Show every line where "chart" occurs.

■ **Data shown**:
— start —

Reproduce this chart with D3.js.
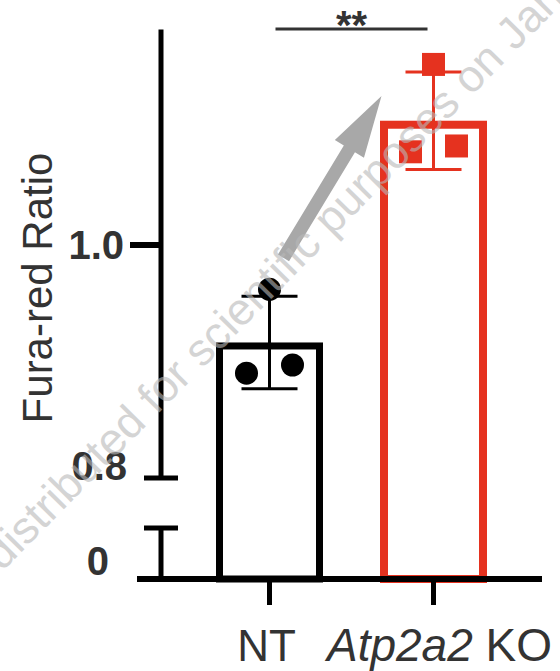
<!DOCTYPE html>
<html>
<head>
<meta charset="utf-8">
<script src="https://cdn.jsdelivr.net/npm/d3@7"></script>
<style>
  body { margin: 0; background: #fff; }
  svg { display: block; font-family: "Liberation Sans", Arial, sans-serif; }
</style>
</head>
<body>
<div id="chart"></div>
<script>
// data
var categories = ["NT", "Atp2a2 KO"];
var ntValues = [0.890, 0.962, 0.897];
var koValues = [1.080, 1.155, 1.085];
var upperTicks = [1.0];
var breakTicks = [0.8, 0];
var sigLabel = "**";
var watermark = "distributed for scientific purposes on Jan";

var width = 560, height = 671;
var axisColor = "#000", textColor = "#333";
var colors = {"NT": "#000000", "Atp2a2 KO": "#e5321f"};

var svg = d3.select("#chart").append("svg")
  .attr("width", width)
  .attr("height", height);

var xScale = d3.scaleBand()
  .domain(categories)
  .range([187.5, 515.5]);

// broken y axis: upper segment 0.8 - 1.185, lower segment just holds 0
var yUpper = d3.scaleLinear().domain([0.8, 1.2]).range([478, 12]);
var yLower = d3.scaleLinear().domain([0, 0.1]).range([579, 528]);
function y(v) { return v >= 0.8 ? yUpper(v) : yLower(v); }

var axisX = 161, baseY = yLower(0);
function cx(c) { return xScale(c) + xScale.bandwidth() / 2; }

var groups = [
  {name: "NT", values: ntValues, shape: "circle", sw: 7},
  {name: "Atp2a2 KO", values: koValues, shape: "square", sw: 8}
];
groups.forEach(function(g) {
  g.mean = d3.mean(g.values);
  g.sd = d3.deviation(g.values);
});

// bars (stroke drawn inside the outline)
var barW = 107;
svg.selectAll("rect.bar")
  .data(groups)
  .enter()
  .append("rect")
  .attr("class", "bar")
  .attr("x", function(d) { return cx(d.name) - barW / 2 + d.sw / 2; })
  .attr("y", function(d) { return y(d.mean) + d.sw / 2; })
  .attr("width", function(d) { return barW - d.sw; })
  .attr("height", function(d) { return baseY - y(d.mean) - d.sw / 2; })
  .style("fill", "#fff")
  .style("stroke", function(d) { return colors[d.name]; })
  .style("stroke-width", function(d) { return d.sw; });

// error bars
var capW = 56;
var err = svg.selectAll("g.err")
  .data(groups)
  .enter()
  .append("g")
  .attr("class", "err")
  .style("stroke", function(d) { return colors[d.name]; })
  .style("stroke-width", 3);
err.append("line")
  .attr("x1", function(d) { return cx(d.name); })
  .attr("x2", function(d) { return cx(d.name); })
  .attr("y1", function(d) { return y(d.mean - d.sd); })
  .attr("y2", function(d) { return y(d.mean + d.sd); });
[-1, 1].forEach(function(s) {
  err.append("line")
    .attr("x1", function(d) { return cx(d.name) - capW / 2; })
    .attr("x2", function(d) { return cx(d.name) + capW / 2; })
    .attr("y1", function(d) { return y(d.mean + s * d.sd); })
    .attr("y2", function(d) { return y(d.mean + s * d.sd); });
});

// individual points, spread sideways by index
var jitter = 23;
groups.forEach(function(g) {
  var pts = svg.append("g").selectAll(".pt")
    .data(g.values)
    .enter();
  if (g.shape === "circle") {
    pts.append("circle")
      .attr("cx", function(d, i) { return cx(g.name) + (i - 1) * jitter; })
      .attr("cy", function(d) { return y(d); })
      .attr("r", 11.5)
      .style("fill", colors[g.name]);
  } else {
    pts.append("rect")
      .attr("x", function(d, i) { return cx(g.name) + (i - 1) * jitter - 11.5; })
      .attr("y", function(d) { return y(d) - 11.5; })
      .attr("width", 23)
      .attr("height", 23)
      .style("fill", colors[g.name]);
  }
});

// y axis, upper segment
svg.append("line")
  .attr("x1", axisX).attr("x2", axisX)
  .attr("y1", yUpper(1.185)).attr("y2", yUpper(0.8))
  .style("stroke", axisColor).style("stroke-width", 5);
// lower segment
svg.append("line")
  .attr("x1", axisX).attr("x2", axisX)
  .attr("y1", yLower(0.1)).attr("y2", baseY)
  .style("stroke", axisColor).style("stroke-width", 5);
// break caps
[yUpper(0.8), yLower(0.1)].forEach(function(yy) {
  svg.append("line")
    .attr("x1", axisX - 17).attr("x2", axisX + 17)
    .attr("y1", yy).attr("y2", yy)
    .style("stroke", axisColor).style("stroke-width", 5);
});

// major tick 1.0
svg.selectAll("line.ytick")
  .data(upperTicks)
  .enter()
  .append("line")
  .attr("class", "ytick")
  .attr("x1", axisX - 31).attr("x2", axisX)
  .attr("y1", yUpper).attr("y2", yUpper)
  .style("stroke", axisColor).style("stroke-width", 6);

var tickLabels = svg.append("g")
  .style("font-size", "40px")
  .style("font-weight", "bold")
  .style("fill", textColor)
  .attr("text-anchor", "end");
tickLabels.selectAll("text.up")
  .data(upperTicks)
  .enter()
  .append("text")
  .attr("x", 124)
  .attr("y", function(d) { return yUpper(d) + 14; })
  .text(function(d) { return d3.format(".1f")(d); });
tickLabels.append("text")
  .attr("x", 127)
  .attr("y", yUpper(breakTicks[0]) + 2)
  .text(d3.format(".1f")(breakTicks[0]));
tickLabels.append("text")
  .attr("x", 109)
  .attr("y", yLower(breakTicks[1]) - 4)
  .text(breakTicks[1]);

// x axis
svg.append("line")
  .attr("x1", 137).attr("x2", 542)
  .attr("y1", baseY).attr("y2", baseY)
  .style("stroke", axisColor).style("stroke-width", 6);
svg.selectAll("line.xtick")
  .data(categories)
  .enter()
  .append("line")
  .attr("x1", cx).attr("x2", cx)
  .attr("y1", baseY).attr("y2", baseY + 26)
  .style("stroke", axisColor).style("stroke-width", 5);

// x labels
svg.append("text")
  .attr("x", cx("NT") - 3)
  .attr("y", 661)
  .attr("text-anchor", "middle")
  .style("font-size", "44px")
  .style("fill", textColor)
  .text("NT");
var koLabel = svg.append("text")
  .attr("x", cx("Atp2a2 KO") + 6)
  .attr("y", 661)
  .attr("text-anchor", "middle")
  .style("font-size", "46px")
  .style("fill", textColor);
koLabel.append("tspan").style("font-style", "italic").text("Atp2a2");
koLabel.append("tspan").text(" KO");

// y title
svg.append("text")
  .attr("transform", "translate(52," + 288 + ") rotate(-90)")
  .attr("text-anchor", "middle")
  .style("font-size", "42px")
  .style("fill", textColor)
  .text("Fura-red Ratio");

// significance bar
var sigX1 = cx("NT") + 6, sigX2 = cx("Atp2a2 KO") - 6;
svg.append("line")
  .attr("x1", sigX1).attr("x2", sigX2)
  .attr("y1", 29).attr("y2", 29)
  .style("stroke", textColor).style("stroke-width", 3);
svg.append("text")
  .attr("x", (sigX1 + sigX2) / 2)
  .attr("y", 39)
  .attr("text-anchor", "middle")
  .style("font-size", "40px")
  .style("font-weight", "bold")
  .style("fill", textColor)
  .text(sigLabel);

// grey arrow from NT toward KO
var tail = [cx("NT") + 14, yUpper(0.989)];
var tip = [cx("Atp2a2 KO") - 52, yUpper(1.128)];
var len = Math.hypot(tip[0] - tail[0], tip[1] - tail[1]);
var ang = Math.atan2(tip[1] - tail[1], tip[0] - tail[0]) * 180 / Math.PI;
var shaft = 6.5, head = 17, headLen = 62;
svg.append("path")
  .attr("transform", "translate(" + tail[0] + "," + tail[1] + ") rotate(" + ang + ")")
  .attr("d", "M0," + (-shaft) + "L" + (len - headLen) + "," + (-shaft) +
    "L" + (len - headLen) + "," + (-head) + "L" + len + ",0" +
    "L" + (len - headLen) + "," + head + "L" + (len - headLen) + "," + shaft +
    "L0," + shaft + "Z")
  .style("fill", "#a8a8a8");

// watermark
svg.append("text")
  .attr("transform", "translate(2,572) rotate(-45.4)")
  .style("font-size", "45px")
  .style("fill", "#b8b8b8")
  .style("opacity", 0.6)
  .text(watermark);
</script>
</body>
</html>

— end —

■ **Problem solution**:
Reproduce this chart with D3.js.
<div id="chart"></div>
var svg = d3.select("#chart").append("svg")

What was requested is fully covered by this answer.